It's Official: SoCal Edison Notifies Feds of Nuclear Plant Shutdown
Southern California Edison (SCE) has made it official: the utility informed the Nuclear Regulatory Commission (NRC) that it has closed down the San Onofre Nuclear Generating Station -- forever.
In a notice sent to NRC on June 12, the Southern California utility told the NRC that it "certifies that it has permanently ceased power operation of the San Onofre Nuclear Generating Station, Units 2 and 3 effective June 7 2013." The notice, termed a Certification of Permanent Cessation of Power Operations, makes the closing official.
SCE owns 78.2 percent of San Onofre, and operated it for its partners San Diego Gas and Electric and the city of Riverside. The power plant has been shut down since January 2012, when a small leak in steam generator tubes in Unit 3 released radioactive steam. The leak was traced to tube wear in new steam generators built for San Onofre by Mitsubishi Heavy Industries and installed in 2009 and 2010.
"Safety will remain our top priority as we transition to the decommissioning process," said Pete Dietrich, SCE senior vice president and chief nuclear officer, in a release announcing the certification. "We take very seriously our obligation to protect the health and safety of the public and our employees as we take the regulatory and planning steps to decommission San Onofre."

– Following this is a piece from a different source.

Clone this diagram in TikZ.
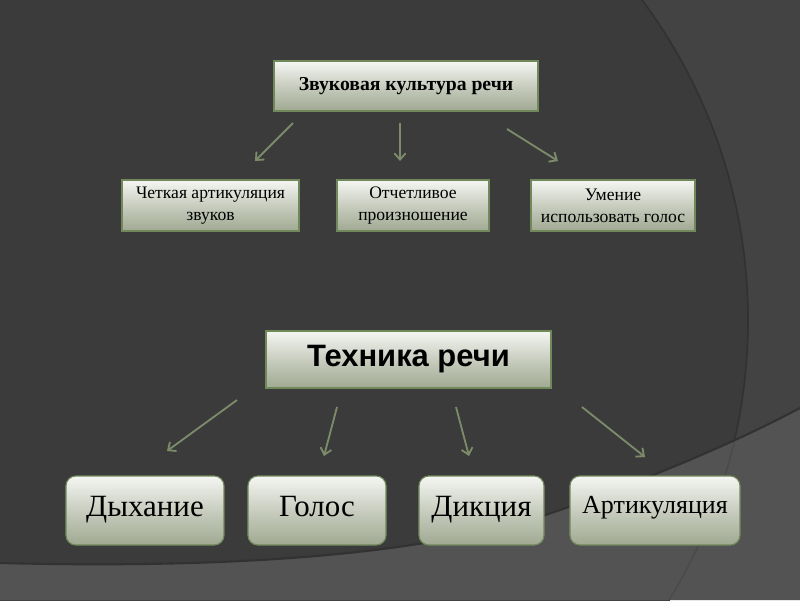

Decommissioning the plant to the point where it can be torn down may well take decades, and some observers are speculating the containment domes could still be there 50 years from now. In the short term, simply mothballing the plant will allow some of the shorter-lived radioactive substances in the plant's two units to decay to the point where they pose less threat to decommissioning workers. Tritium, for instance, is known to exist inside the plant. A radioactive isotope of hydrogen, tritium has a half-life of 12.32 years: it takes that long for half a sample of tritium to decay into non-radioactive form. After 50 years, 94 percent of the tritium on the site will have decayed.
About 3 million pounds of spent fuel is currently on the site, according to the Los Angeles Times, and it will stay there for the foreseeable future as the United States doesn't have a high-level waste repository that can handle it.
In other words, despite being closed down, the San Onofre nuclear power plant will remain a fixture on the Southern California coast for many years to come.